-- Start --

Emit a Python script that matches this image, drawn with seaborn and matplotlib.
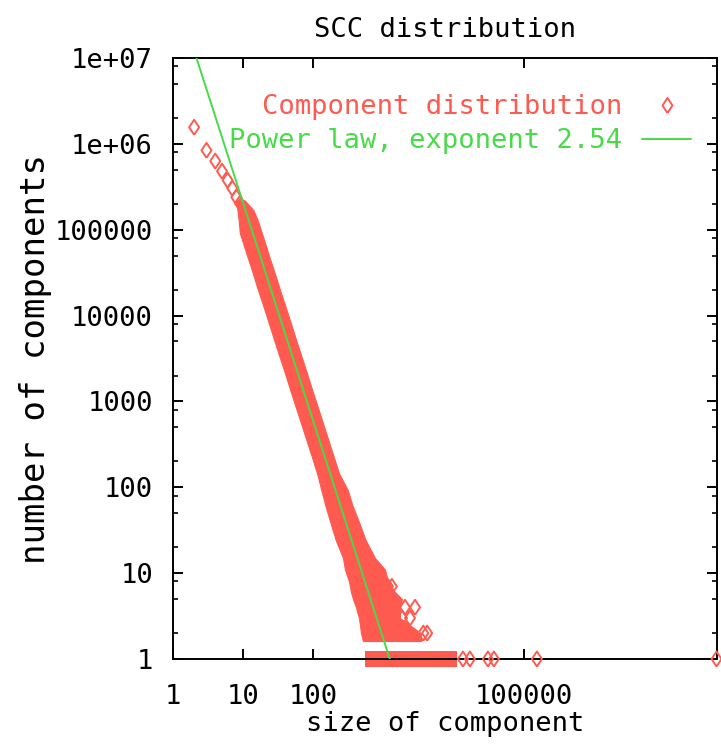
import matplotlib
matplotlib.use("Agg")
import matplotlib.pyplot as plt
import seaborn as sns
import pandas as pd
from matplotlib.lines import Line2D
from matplotlib.ticker import FixedLocator, FixedFormatter, NullLocator, NullFormatter

# ---------------- data ----------------
# isolated small components (size, number of components)
small_sizes = [2, 3, 4, 5, 6, 7, 8, 9]
small_counts = [1.56e6, 8.4e5, 6.3e5, 4.8e5, 3.77e5, 3.04e5, 2.39e5, 2.03e5]

# dense part of the distribution: for each count level, the smallest and
# largest component size covered by the (overlapping) points
band_counts = [2.2e5, 1.69e5, 1.29e5, 9.1e4, 7.0e4, 5.3e4, 3.66e4, 2.8e4, 2.14e4,
               1.51e4, 1.07e4, 7330, 5170, 3650, 2140, 1350, 859, 559, 355,
               225, 146, 93, 62, 39, 24, 15, 11, 8, 6, 5, 4, 3, 2, 1.62]
band_left = [7.9, 8.30, 8.63, 8.97, 9.98, 11.1, 12.9, 14.3, 15.8, 18.2, 20.9,
             24.2, 27.7, 31.8, 39.4, 47.0, 56.2, 66.7, 79.8, 95.5, 113, 130, 148,
             175, 210, 265, 283, 323, 345, 368, 406, 448, 479, 511]
band_right = [10.5, 14.0, 16.1, 18.5, 20.5, 22.8, 26.4, 29.4, 32.6, 37.4, 43.0,
              49.8, 57.0, 65.5, 80.9, 96.6, 116, 137, 164, 196, 232, 310, 360,
              450, 560, 758, 1052, 1161, 1462, 1838, 1722, 1722, 3428, 3428]

# sizes that occur exactly once (continuous run)
single_run = [546, 11190]

# scattered individual points in the tail
outlier_sizes = [2030, 2820, 1840, 2390, 3700, 4200, 1160, 1320,
                 13600, 17100, 30900, 37600, 154000, 5.6e7]
outlier_counts = [4, 4, 3, 3, 2, 2, 7, 7, 1, 1, 1, 1, 1, 1]

# fitted power law
pl_exponent = 2.54
pl_log_amplitude = 7.85
pl_x = [1.0, 5.6e7]

x_ticks = [1, 10, 100, 100000]
x_ticklabels = ["1", "10", "100", "100000"]
y_ticks = [1, 10, 100, 1000, 10000, 100000, 1e6, 1e7]
y_ticklabels = ["1", "10", "100", "1000", "10000", "100000", "1e+06", "1e+07"]

# ---------------- style ----------------
RED = "#ff5a50"
GREEN = "#48da48"
FS = 19.5

sns.set_style("ticks")
plt.rcParams["font.family"] = ["DejaVu Sans Mono", "DejaVu Sans"]
plt.rcParams["font.size"] = FS
plt.rcParams["text.color"] = "black"
plt.rcParams["axes.labelcolor"] = "black"
plt.rcParams["xtick.color"] = "black"
plt.rcParams["ytick.color"] = "black"

W, H = 721, 744
fig = plt.figure(figsize=(W / 100, H / 100), dpi=100)
L, R, T, B = 173, 716.5, 58, 659
ax = fig.add_axes([L / W, 1 - B / H, (R - L) / W, (B - T) / H])
ax.set_xscale("log")
ax.set_yscale("log")
ax.set_xlim(1, 5.6e7)
ax.set_ylim(1, 1e7)

diamond = [(0, -1.5), (1, 0), (0, 1.5), (-1, 0), (0, -1.5)]

# dense band of overlapping points
ax.fill_betweenx(band_counts, band_left, band_right, color=RED, lw=0.8,
                 edgecolor=RED, zorder=2)
ax.fill_between(single_run, [0.80, 0.80], [1.25, 1.25], color=RED, lw=0,
                clip_on=False, zorder=2)

pts = pd.DataFrame({
    "size": small_sizes + outlier_sizes,
    "count": small_counts + outlier_counts,
})
sns.scatterplot(data=pts, x="size", y="count", marker=diamond, s=117,
                ax=ax, legend=False, zorder=3, clip_on=False)
coll = ax.collections[-1]
coll.set_facecolor("none")
coll.set_edgecolor(RED)
coll.set_linewidth(1.4)

pl_df = pd.DataFrame({"x": pl_x,
                      "y": [10 ** pl_log_amplitude * v ** (-pl_exponent) for v in pl_x]})
sns.lineplot(data=pl_df, x="x", y="y", color=GREEN, lw=1.4, ax=ax, zorder=4)

ax.set_xlim(1, 5.6e7)
ax.set_ylim(1, 1e7)

# ticks
ax.xaxis.set_major_locator(FixedLocator(x_ticks))
ax.xaxis.set_major_formatter(FixedFormatter(x_ticklabels))
ax.xaxis.set_minor_locator(NullLocator())
ax.yaxis.set_major_locator(FixedLocator(y_ticks))
ax.yaxis.set_major_formatter(FixedFormatter(y_ticklabels))
ax.yaxis.set_minor_locator(FixedLocator([m * 10 ** k for k in range(7) for m in (2, 5, 8)]))
ax.yaxis.set_minor_formatter(NullFormatter())
ax.tick_params(which="both", direction="in", top=True, right=True, colors="black",
               labelsize=FS)
ax.tick_params(which="major", length=7.2, width=1.4)
ax.tick_params(which="minor", length=3.6, width=1.2)
ax.tick_params(axis="x", pad=18)
ax.tick_params(axis="y", pad=14.4)
for sp in ax.spines.values():
    sp.set_linewidth(1.4)
    sp.set_color("black")
    sp.set_visible(True)

ax.set_title("SCC distribution", fontsize=FS, pad=15, color="black")
ax.set_xlabel("size of component", fontsize=FS, labelpad=1, color="black")
ax.set_ylabel("number of components", fontsize=24.5, labelpad=2, color="black")

h1 = Line2D([], [], ls="none", marker=diamond, ms=10.8, mfc="none", mec=RED, mew=1.4)
h2 = Line2D([], [], color=GREEN, lw=1.4)
ax.legend([h1, h2], ["Component distribution", "Power law, exponent 2.54"],
          loc="upper right", bbox_to_anchor=(691 / W, 1 - 94 / H),
          bbox_transform=fig.transFigure, frameon=False, markerfirst=False,
          handlelength=1.8, handletextpad=0.74, labelspacing=0.3, borderpad=0,
          borderaxespad=0, labelcolor=[RED, GREEN], fontsize=FS)

fig.savefig("out.png", dpi=100)
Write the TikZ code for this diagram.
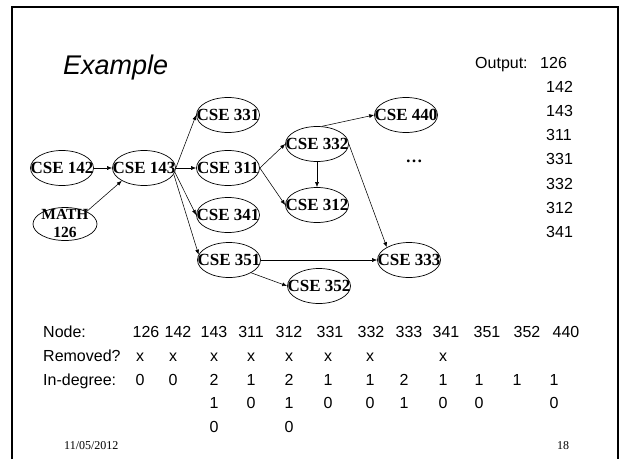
\documentclass[tikz,border=0pt]{standalone}
\usepackage{fontspec}
\setmainfont{Liberation Serif}
\setsansfont{Liberation Sans}
\usetikzlibrary{arrows.meta,shapes.geometric}
\newcommand{\crs}[1]{\makebox[0pt]{\raisebox{-5.6pt}[0pt][0pt]{#1}}}

\begin{document}
\begin{tikzpicture}[x=1pt,y=-1pt,
  course/.style={ellipse,draw,line width=0.7pt,inner sep=0pt,minimum width=63pt,minimum height=35pt,font=\fontsize{17}{18}\selectfont\bfseries},
  pre/.style={-{Latex[length=5pt,width=4pt]},line width=0.55pt},
  txt/.style={anchor=base west,inner sep=0pt,font=\fontsize{16}{18}\selectfont\sffamily},
  col/.style={anchor=base,inner sep=0pt,font=\fontsize{16}{18}\selectfont\sffamily}]
\useasboundingbox (0,0) rectangle (623,459);
\draw[line width=1.8pt] (12,459) -- (12,7) -- (618,7) -- (618,459);
\node[anchor=base west,inner sep=0pt,font=\fontsize{27}{30}\selectfont\sffamily\itshape] (title) at (63,74) {Example};
\node[txt] (out) at (475,68.5) {Output:};
\node[txt] (o126) at (540,68.5) {126};
\foreach \n [count=\i] in {142,143,311,331,332,312,341}
  \node[txt] (o\n) at (546,{68.5+24.1*\i}) {\n};

\node[course] (c142) at (62,168) {\crs{CSE 142}};
\node[course] (c143) at (144,168) {\crs{CSE 143}};
\node[course,minimum width=64pt,minimum height=33pt,font=\fontsize{15.5}{18}\selectfont\bfseries] (m126) at (65,224) {\makebox[0pt]{\raisebox{4.7pt}[0pt][0pt]{\begin{tabular}[t]{@{}c@{}}MATH\\126\end{tabular}}}};
\node[course] (c331) at (228,115) {\crs{CSE 331}};
\node[course] (c311) at (228,168) {\crs{CSE 311}};
\node[course] (c341) at (228,215) {\crs{CSE 341}};
\node[course] (c351) at (229,260) {\crs{CSE 351}};
\node[course] (c332) at (317,144) {\crs{CSE 332}};
\node[course] (c312) at (317,205) {\crs{CSE 312}};
\node[course] (c352) at (319,286) {\crs{CSE 352}};
\node[course] (c440) at (406,115) {\crs{CSE 440}};
\node[course] (c333) at (409,260) {\crs{CSE 333}};
\node[anchor=base,inner sep=0pt,font=\fontsize{17}{18}\selectfont\bfseries] (dots) at (414,162) {\ldots};

\draw[pre] (c142) -- (c143);
\draw[pre] (m126.30) -- (c143.210);
\draw[pre] (c143.east) -- (c331.west);
\draw[pre] (c143.east) -- (c311.west);
\draw[pre] (c143.-8) -- (c341.west);
\draw[pre] (c143.-12) -- (c351.170);
\draw[pre] (c311.east) -- (c332.west);
\draw[pre] (c311.east) -- (c312.west);
\draw[pre] (c332.75) -- (c440.west);
\draw[pre] (c332) -- (c312);
\draw[pre] (c332.east) -- (c333.150);
\draw[pre] (c351.east) -- (c333.west);
\draw[pre] (c351.-30) -- (c352.west);

\node[txt] (lnode) at (43,337.5) {Node:};
\node[txt] (lrem) at (43,361.3) {Removed?};
\node[txt] (ldeg) at (43,385) {In-degree:};
\foreach \x/\v [count=\i] in {146/126,178/142,214/143,251/311,289/312,330/331,371/332,409/333,446/341,487/351,527/352,566/440}
  \node[col] (h\i) at (\x,337.5) {\v};
\foreach \x/\v [count=\i] in {140/x,173/x,214/x,251/x,289/x,328/x,370/x,443/x}
  \node[col] (r\i) at (\x,361.3) {\v};
\foreach \x/\v [count=\i] in {140/0,173/0,214/2,251/1,289/2,328/1,370/1,404/2,443/1,479/1,517/1,554/1}
  \node[col] (d\i) at (\x,385) {\v};
\foreach \x/\v [count=\i] in {214/1,251/0,289/1,328/0,370/0,404/1,443/0,479/0,554/0}
  \node[col] (e\i) at (\x,408.8) {\v};
\foreach \x/\v [count=\i] in {214/0,289/0}
  \node[col] (f\i) at (\x,432.5) {\v};

\node[anchor=base west,inner sep=0pt,font=\fontsize{12}{14}\selectfont] (date) at (64,449) {11/05/2012};
\node[anchor=base,inner sep=0pt,font=\fontsize{12}{14}\selectfont] (page) at (563,449) {18};
\end{tikzpicture}
\end{document}
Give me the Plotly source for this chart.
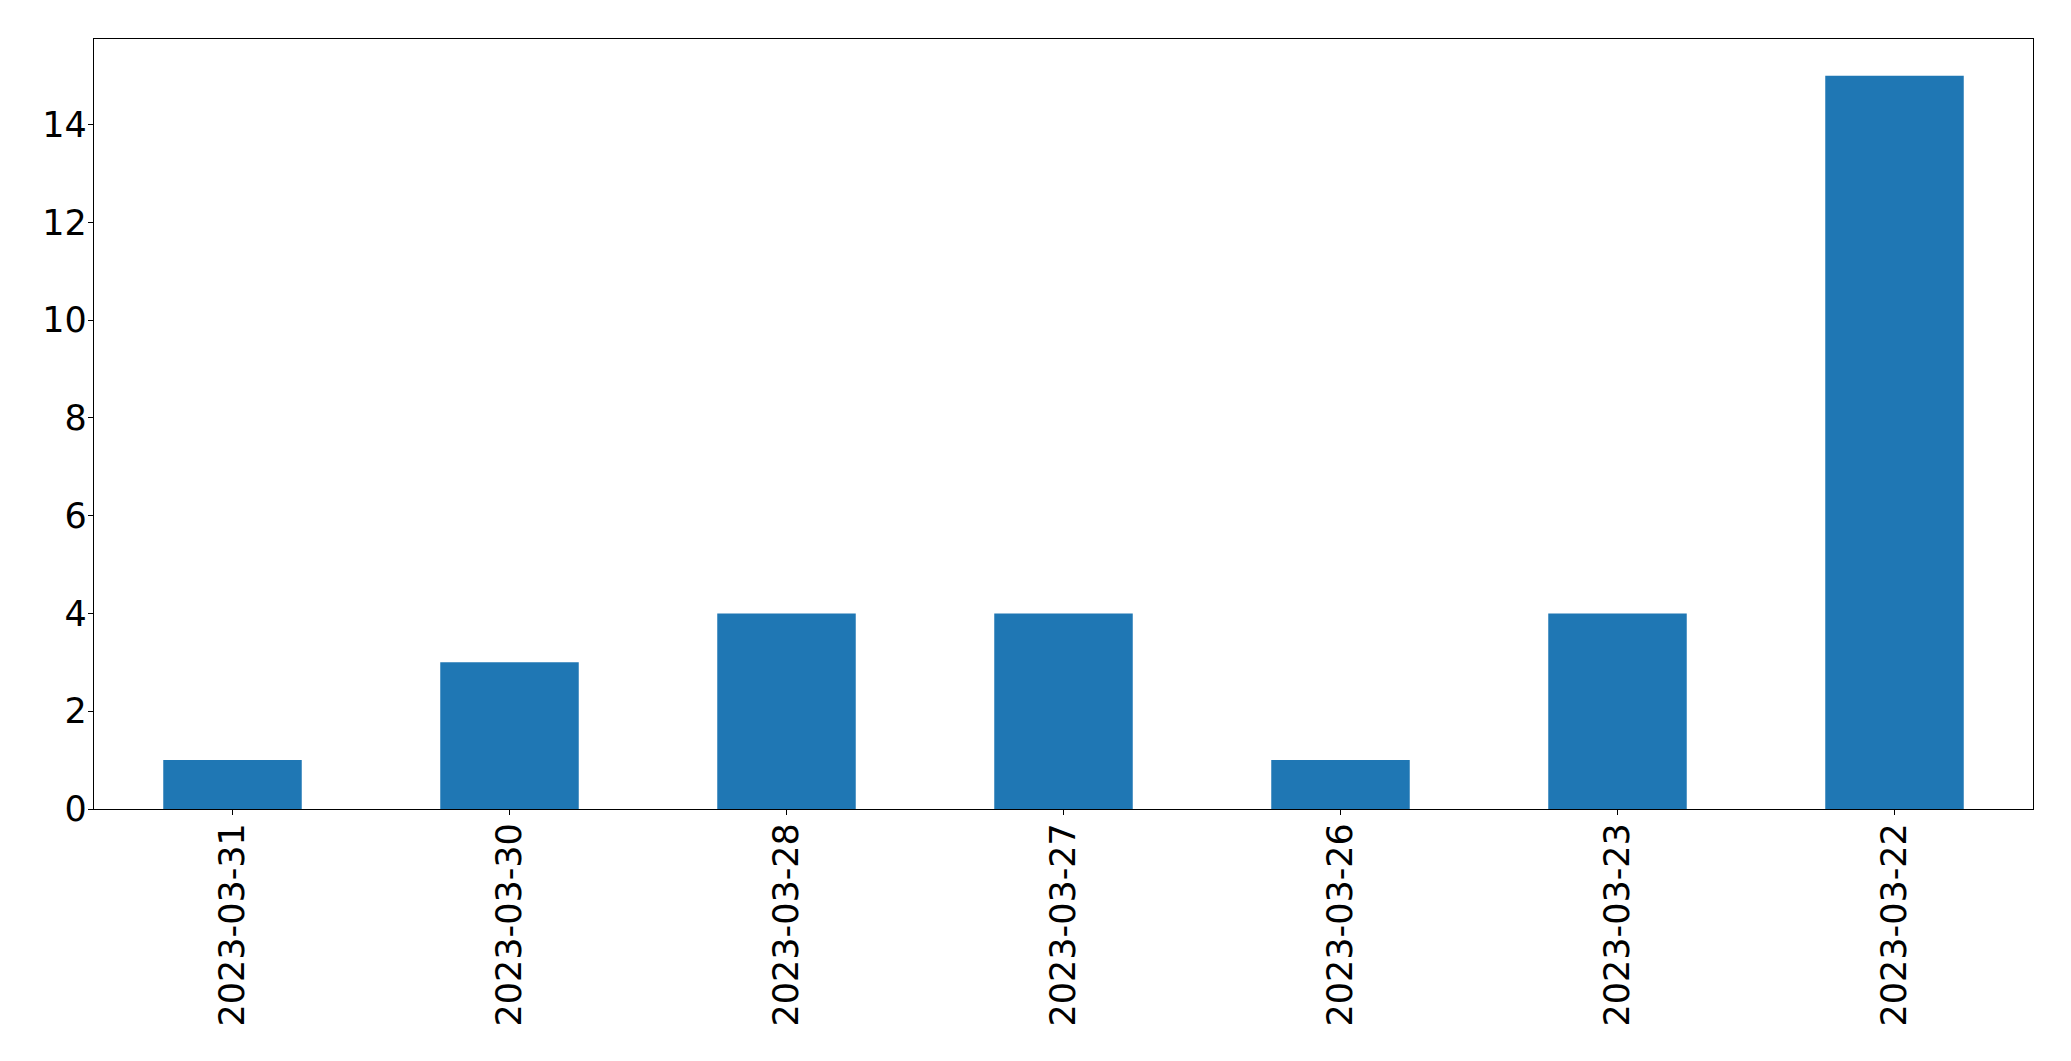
import plotly.graph_objects as go

dates = ["2023-03-31", "2023-03-30", "2023-03-28", "2023-03-27", "2023-03-26", "2023-03-23", "2023-03-22"]
counts = [1, 3, 4, 4, 1, 4, 15]
y_ticks = [0, 2, 4, 6, 8, 10, 12, 14]

fig = go.Figure(go.Bar(x=dates, y=counts, marker=dict(color="#1f77b4", line=dict(width=0)), width=0.5))

font = dict(family="DejaVu Sans", size=35, color="black")
fig.update_layout(
    width=2063, height=1053,
    margin=dict(l=86, r=38, t=31, b=252, pad=0),
    plot_bgcolor="white", paper_bgcolor="white",
    showlegend=False,
    font=font,
)
fig.update_xaxes(type="category", range=[-0.5, 6.5], showline=True, linecolor="black", linewidth=1.3,
                 mirror=True, ticks="outside", ticklen=5, tickcolor="black", tickwidth=1.3,
                 tickangle=-90, tickfont=font, showgrid=False, zeroline=False, ticklabelstandoff=-6)
fig.update_yaxes(range=[0, 15.75], tickvals=y_ticks, showline=True, linecolor="black", linewidth=1.3,
                 mirror=True, ticks="outside", ticklen=5, tickcolor="black", tickwidth=1.3,
                 tickfont=font, showgrid=False, zeroline=False, ticklabelstandoff=-6)
fig.write_html("out.html")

-- End --

PROBLEM
Quote, please, every line of the material above from its start through the line that has "3.04e5, 2.39e5, 2.03e5]", reproducing the words exactly and dropping any images.

OUTPUT FOR THIS EXERCISE
Emit a Python script that matches this image, drawn with seaborn and matplotlib.
import matplotlib
matplotlib.use("Agg")
import matplotlib.pyplot as plt
import seaborn as sns
import pandas as pd
from matplotlib.lines import Line2D
from matplotlib.ticker import FixedLocator, FixedFormatter, NullLocator, NullFormatter

# ---------------- data ----------------
# isolated small components (size, number of components)
small_sizes = [2, 3, 4, 5, 6, 7, 8, 9]
small_counts = [1.56e6, 8.4e5, 6.3e5, 4.8e5, 3.77e5, 3.04e5, 2.39e5, 2.03e5]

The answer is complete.